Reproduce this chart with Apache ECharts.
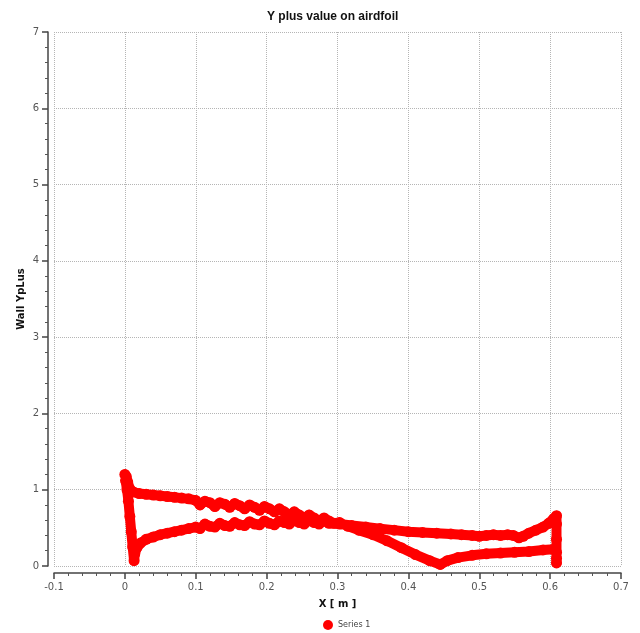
<!DOCTYPE html>
<html>
<head>
<meta charset="utf-8">
<title>Y plus value on airdfoil</title>
<script src="https://cdn.jsdelivr.net/npm/echarts@6/dist/echarts.min.js"></script>
<style>
  html, body { margin: 0; padding: 0; background: #ffffff; }
  #chart { width: 640px; height: 633px; }
</style>
</head>
<body>
<div id="chart"></div>
<script>
// Wall y+ along the airfoil, leading edge -> suction side -> trailing edge
const sideAX = [0.000, 0.002, 0.004, 0.007, 0.012, 0.020, 0.030, 0.040, 0.050, 0.060,
  0.070, 0.080, 0.090, 0.100, 0.106, 0.113, 0.120, 0.127, 0.134, 0.141,
  0.148, 0.155, 0.162, 0.169, 0.176, 0.183, 0.190, 0.197, 0.204, 0.211,
  0.218, 0.225, 0.232, 0.239, 0.246, 0.253, 0.260, 0.267, 0.274, 0.281,
  0.288, 0.295, 0.303, 0.315, 0.330, 0.350, 0.370, 0.390, 0.410, 0.430,
  0.445, 0.455, 0.470, 0.490, 0.510, 0.530, 0.550, 0.570, 0.590, 0.605,
  0.609, 0.609];
const sideAY = [1.20, 1.17, 1.10, 1.01, 0.97, 0.95, 0.94, 0.93, 0.92, 0.91,
  0.90, 0.89, 0.88, 0.86, 0.80, 0.85, 0.83, 0.78, 0.83, 0.81,
  0.77, 0.82, 0.79, 0.75, 0.80, 0.77, 0.73, 0.78, 0.75, 0.71,
  0.75, 0.71, 0.67, 0.71, 0.67, 0.63, 0.67, 0.63, 0.59, 0.63,
  0.59, 0.56, 0.57, 0.52, 0.47, 0.41, 0.33, 0.24, 0.15, 0.07,
  0.02, 0.07, 0.11, 0.14, 0.16, 0.17, 0.18, 0.19, 0.21, 0.22,
  0.18, 0.04];

// Trailing edge -> other side -> back to the leading edge
const sideBX = [0.609, 0.609, 0.609, 0.609, 0.605, 0.598, 0.590, 0.580, 0.570, 0.562,
  0.556, 0.548, 0.540, 0.530, 0.520, 0.510, 0.500, 0.490, 0.475, 0.460,
  0.440, 0.420, 0.400, 0.380, 0.360, 0.340, 0.320, 0.303, 0.288, 0.281,
  0.274, 0.267, 0.260, 0.253, 0.246, 0.239, 0.232, 0.225, 0.218, 0.211,
  0.204, 0.197, 0.190, 0.183, 0.176, 0.169, 0.162, 0.155, 0.148, 0.141,
  0.134, 0.127, 0.120, 0.113, 0.106, 0.100, 0.090, 0.080, 0.070, 0.060,
  0.050, 0.040, 0.030, 0.022, 0.017, 0.014, 0.013, 0.011, 0.009, 0.007,
  0.005, 0.003, 0.001];
const sideBY = [0.10, 0.35, 0.55, 0.66, 0.62, 0.56, 0.51, 0.47, 0.43, 0.39,
  0.37, 0.40, 0.41, 0.40, 0.41, 0.40, 0.39, 0.40, 0.41, 0.42,
  0.43, 0.44, 0.45, 0.47, 0.49, 0.51, 0.53, 0.55, 0.56, 0.59,
  0.55, 0.57, 0.60, 0.55, 0.57, 0.60, 0.55, 0.57, 0.59, 0.54,
  0.56, 0.59, 0.54, 0.55, 0.58, 0.53, 0.54, 0.57, 0.52, 0.53,
  0.56, 0.51, 0.52, 0.55, 0.49, 0.51, 0.49, 0.47, 0.45, 0.43,
  0.41, 0.38, 0.35, 0.30, 0.24, 0.16, 0.07, 0.25, 0.45, 0.65,
  0.85, 1.00, 1.12];

const xTicks = { min: -0.1, max: 0.7, step: 0.1 };
const yTicks = { min: 0, max: 7, step: 1 };
const seriesName = 'Series 1';

const points = [];
sideAX.forEach((x, i) => points.push([x, sideAY[i]]));
sideBX.forEach((x, i) => points.push([x, sideBY[i]]));

const fmt = v => String(Math.round(v * 10) / 10);

const chart = echarts.init(document.getElementById('chart'), null, { renderer: 'canvas' });
chart.setOption({
  animation: false,
  backgroundColor: '#ffffff',
  title: {
    text: 'Y plus value on airdfoil',
    left: 262,
    top: 6,
    textStyle: { fontFamily: 'Liberation Sans', fontSize: 12, fontWeight: 'bold', color: '#111' }
  },
  legend: {
    data: [{ name: seriesName, icon: 'circle' }],
    left: 318,
    top: 615,
    itemWidth: 10,
    itemHeight: 10,
    itemGap: 6,
    textStyle: { fontFamily: 'DejaVu Sans', fontSize: 8, color: '#444' }
  },
  grid: { left: 54, right: 19, top: 32, bottom: 67, containLabel: false },
  xAxis: {
    type: 'value',
    min: xTicks.min,
    max: xTicks.max,
    interval: xTicks.step,
    offset: 7,
    name: 'X [ m ]',
    nameLocation: 'middle',
    nameGap: 26,
    nameMoveOverlap: false,
    nameTextStyle: { fontFamily: 'DejaVu Sans', fontSize: 10, fontWeight: 'bold', color: '#111' },
    axisLine: { show: true, onZero: false, lineStyle: { color: '#444', width: 1.5 } },
    axisTick: { show: true, inside: false, length: 6, lineStyle: { color: '#444', width: 1.5 } },
    minorTick: { show: true, splitNumber: 5, length: 3, lineStyle: { color: '#555' } },
    axisLabel: { margin: 9, fontFamily: 'DejaVu Sans', fontSize: 10, color: '#555', formatter: fmt },
    splitLine: { show: true, lineStyle: { color: '#b5b5b5', type: [1, 1], width: 1 } }
  },
  yAxis: {
    type: 'value',
    min: yTicks.min,
    max: yTicks.max,
    interval: yTicks.step,
    offset: 6,
    name: 'Wall YpLus',
    nameLocation: 'middle',
    nameGap: 22,
    nameRotate: 90,
    nameMoveOverlap: false,
    nameTextStyle: { fontFamily: 'DejaVu Sans', fontSize: 10, fontWeight: 'bold', color: '#111' },
    axisLine: { show: true, onZero: false, lineStyle: { color: '#444', width: 1.5 } },
    axisTick: { show: true, inside: false, length: 6, lineStyle: { color: '#444', width: 1.5 } },
    minorTick: { show: true, splitNumber: 5, length: 3, lineStyle: { color: '#555' } },
    axisLabel: { margin: 9, fontFamily: 'DejaVu Sans', fontSize: 10, color: '#555' },
    splitLine: { show: true, lineStyle: { color: '#b5b5b5', type: [1, 1], width: 1 } }
  },
  series: [{
    name: seriesName,
    type: 'line',
    data: points,
    color: '#ff0000',
    symbol: 'circle',
    symbolSize: 11,
    showSymbol: true,
    smooth: false,
    lineStyle: { color: '#ff0000', width: 10, cap: 'round', join: 'round' },
    itemStyle: { color: '#ff0000' }
  }]
});
</script>
</body>
</html>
★ ★ ★ ★ ★ ★ ★
> **BRIEF**: Reproduce the material word for word, minus the images.

> **TASK RESPONSE**:
Reproduce this chart with Apache ECharts.
<!DOCTYPE html>
<html>
<head>
<meta charset="utf-8">
<title>Y plus value on airdfoil</title>
<script src="https://cdn.jsdelivr.net/npm/echarts@6/dist/echarts.min.js"></script>
<style>
  html, body { margin: 0; padding: 0; background: #ffffff; }
  #chart { width: 640px; height: 633px; }
</style>
</head>
<body>
<div id="chart"></div>
<script>
// Wall y+ along the airfoil, leading edge -> suction side -> trailing edge
const sideAX = [0.000, 0.002, 0.004, 0.007, 0.012, 0.020, 0.030, 0.040, 0.050, 0.060,
  0.070, 0.080, 0.090, 0.100, 0.106, 0.113, 0.120, 0.127, 0.134, 0.141,
  0.148, 0.155, 0.162, 0.169, 0.176, 0.183, 0.190, 0.197, 0.204, 0.211,
  0.218, 0.225, 0.232, 0.239, 0.246, 0.253, 0.260, 0.267, 0.274, 0.281,
  0.288, 0.295, 0.303, 0.315, 0.330, 0.350, 0.370, 0.390, 0.410, 0.430,
  0.445, 0.455, 0.470, 0.490, 0.510, 0.530, 0.550, 0.570, 0.590, 0.605,
  0.609, 0.609];
const sideAY = [1.20, 1.17, 1.10, 1.01, 0.97, 0.95, 0.94, 0.93, 0.92, 0.91,
  0.90, 0.89, 0.88, 0.86, 0.80, 0.85, 0.83, 0.78, 0.83, 0.81,
  0.77, 0.82, 0.79, 0.75, 0.80, 0.77, 0.73, 0.78, 0.75, 0.71,
  0.75, 0.71, 0.67, 0.71, 0.67, 0.63, 0.67, 0.63, 0.59, 0.63,
  0.59, 0.56, 0.57, 0.52, 0.47, 0.41, 0.33, 0.24, 0.15, 0.07,
  0.02, 0.07, 0.11, 0.14, 0.16, 0.17, 0.18, 0.19, 0.21, 0.22,
  0.18, 0.04];

// Trailing edge -> other side -> back to the leading edge
const sideBX = [0.609, 0.609, 0.609, 0.609, 0.605, 0.598, 0.590, 0.580, 0.570, 0.562,
  0.556, 0.548, 0.540, 0.530, 0.520, 0.510, 0.500, 0.490, 0.475, 0.460,
  0.440, 0.420, 0.400, 0.380, 0.360, 0.340, 0.320, 0.303, 0.288, 0.281,
  0.274, 0.267, 0.260, 0.253, 0.246, 0.239, 0.232, 0.225, 0.218, 0.211,
  0.204, 0.197, 0.190, 0.183, 0.176, 0.169, 0.162, 0.155, 0.148, 0.141,
  0.134, 0.127, 0.120, 0.113, 0.106, 0.100, 0.090, 0.080, 0.070, 0.060,
  0.050, 0.040, 0.030, 0.022, 0.017, 0.014, 0.013, 0.011, 0.009, 0.007,
  0.005, 0.003, 0.001];
const sideBY = [0.10, 0.35, 0.55, 0.66, 0.62, 0.56, 0.51, 0.47, 0.43, 0.39,
  0.37, 0.40, 0.41, 0.40, 0.41, 0.40, 0.39, 0.40, 0.41, 0.42,
  0.43, 0.44, 0.45, 0.47, 0.49, 0.51, 0.53, 0.55, 0.56, 0.59,
  0.55, 0.57, 0.60, 0.55, 0.57, 0.60, 0.55, 0.57, 0.59, 0.54,
  0.56, 0.59, 0.54, 0.55, 0.58, 0.53, 0.54, 0.57, 0.52, 0.53,
  0.56, 0.51, 0.52, 0.55, 0.49, 0.51, 0.49, 0.47, 0.45, 0.43,
  0.41, 0.38, 0.35, 0.30, 0.24, 0.16, 0.07, 0.25, 0.45, 0.65,
  0.85, 1.00, 1.12];

const xTicks = { min: -0.1, max: 0.7, step: 0.1 };
const yTicks = { min: 0, max: 7, step: 1 };
const seriesName = 'Series 1';

const points = [];
sideAX.forEach((x, i) => points.push([x, sideAY[i]]));
sideBX.forEach((x, i) => points.push([x, sideBY[i]]));

const fmt = v => String(Math.round(v * 10) / 10);

const chart = echarts.init(document.getElementById('chart'), null, { renderer: 'canvas' });
chart.setOption({
  animation: false,
  backgroundColor: '#ffffff',
  title: {
    text: 'Y plus value on airdfoil',
    left: 262,
    top: 6,
    textStyle: { fontFamily: 'Liberation Sans', fontSize: 12, fontWeight: 'bold', color: '#111' }
  },
  legend: {
    data: [{ name: seriesName, icon: 'circle' }],
    left: 318,
    top: 615,
    itemWidth: 10,
    itemHeight: 10,
    itemGap: 6,
    textStyle: { fontFamily: 'DejaVu Sans', fontSize: 8, color: '#444' }
  },
  grid: { left: 54, right: 19, top: 32, bottom: 67, containLabel: false },
  xAxis: {
    type: 'value',
    min: xTicks.min,
    max: xTicks.max,
    interval: xTicks.step,
    offset: 7,
    name: 'X [ m ]',
    nameLocation: 'middle',
    nameGap: 26,
    nameMoveOverlap: false,
    nameTextStyle: { fontFamily: 'DejaVu Sans', fontSize: 10, fontWeight: 'bold', color: '#111' },
    axisLine: { show: true, onZero: false, lineStyle: { color: '#444', width: 1.5 } },
    axisTick: { show: true, inside: false, length: 6, lineStyle: { color: '#444', width: 1.5 } },
    minorTick: { show: true, splitNumber: 5, length: 3, lineStyle: { color: '#555' } },
    axisLabel: { margin: 9, fontFamily: 'DejaVu Sans', fontSize: 10, color: '#555', formatter: fmt },
    splitLine: { show: true, lineStyle: { color: '#b5b5b5', type: [1, 1], width: 1 } }
  },
  yAxis: {
    type: 'value',
    min: yTicks.min,
    max: yTicks.max,
    interval: yTicks.step,
    offset: 6,
    name: 'Wall YpLus',
    nameLocation: 'middle',
    nameGap: 22,
    nameRotate: 90,
    nameMoveOverlap: false,
    nameTextStyle: { fontFamily: 'DejaVu Sans', fontSize: 10, fontWeight: 'bold', color: '#111' },
    axisLine: { show: true, onZero: false, lineStyle: { color: '#444', width: 1.5 } },
    axisTick: { show: true, inside: false, length: 6, lineStyle: { color: '#444', width: 1.5 } },
    minorTick: { show: true, splitNumber: 5, length: 3, lineStyle: { color: '#555' } },
    axisLabel: { margin: 9, fontFamily: 'DejaVu Sans', fontSize: 10, color: '#555' },
    splitLine: { show: true, lineStyle: { color: '#b5b5b5', type: [1, 1], width: 1 } }
  },
  series: [{
    name: seriesName,
    type: 'line',
    data: points,
    color: '#ff0000',
    symbol: 'circle',
    symbolSize: 11,
    showSymbol: true,
    smooth: false,
    lineStyle: { color: '#ff0000', width: 10, cap: 'round', join: 'round' },
    itemStyle: { color: '#ff0000' }
  }]
});
</script>
</body>
</html>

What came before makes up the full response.